Garden Transitions: Bolting

Bouquet of broccoli flower, chive flower, and lemon balm

Bouquet of broccoli flower, chive flower, and lemon balm

Late May to early June is a transition period in the garden. We’re replacing bitter spinach with baby squash and planting tomatoes in the holes left by harvested head lettuces.

We don’t pull out Spring crops just to make room for Summer crops; many greens and brassicas (generally, the plants whose leaves we eat) will “bolt,” or flower, rendering their flavors bitter and their textures tough. You can spot the beginnings of bolting on most plants when the leaves begin to elongate and the plant begins growing tall rather than leafy. In the rosettes, or on the top of the stem, you’ll see a bud forming. You may be able to delay the process of bolting by removing the shoot, but for most crops, once it’s begun it can’t be reversed.

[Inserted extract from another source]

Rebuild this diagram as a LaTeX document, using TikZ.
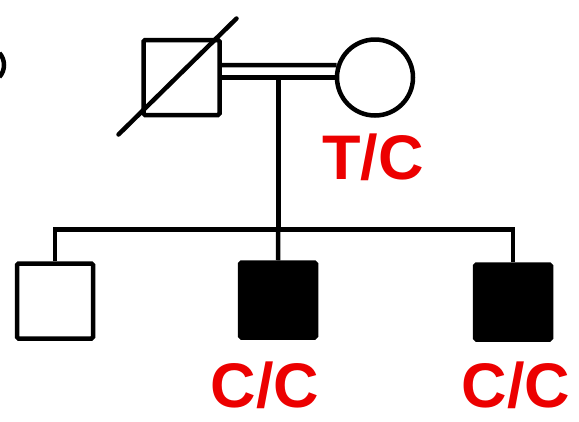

Bolting normally evokes groans from gardeners mourning the end of tender greens til Fall - but bolting isn’t all bad! Most crops send up tight clusters of small flowers whose close proximity makes them favorites of pollinators. These flowers also add pops of bright color to your garden and, in many cases, are edible! For example, kale or broccoli flowers are just as pleasant in a vase as they are on a plate, sautéed with garlic and a squeeze of lemon. The petals of chive flowers add a subtle onion flavor and act a beautiful garnish when sprinkled on top of pasta or fish. The peppery Arugula flowers lend themselves well to salads or scrambled eggs, and basil flowers can be used to make infused oils for salad dressings, dainty dessert toppings, or fragrant centerpiece bouquets!

So go ahead and take out your bolted plants when you’re ready to put in new crops, but enjoy the flowers while they’re there!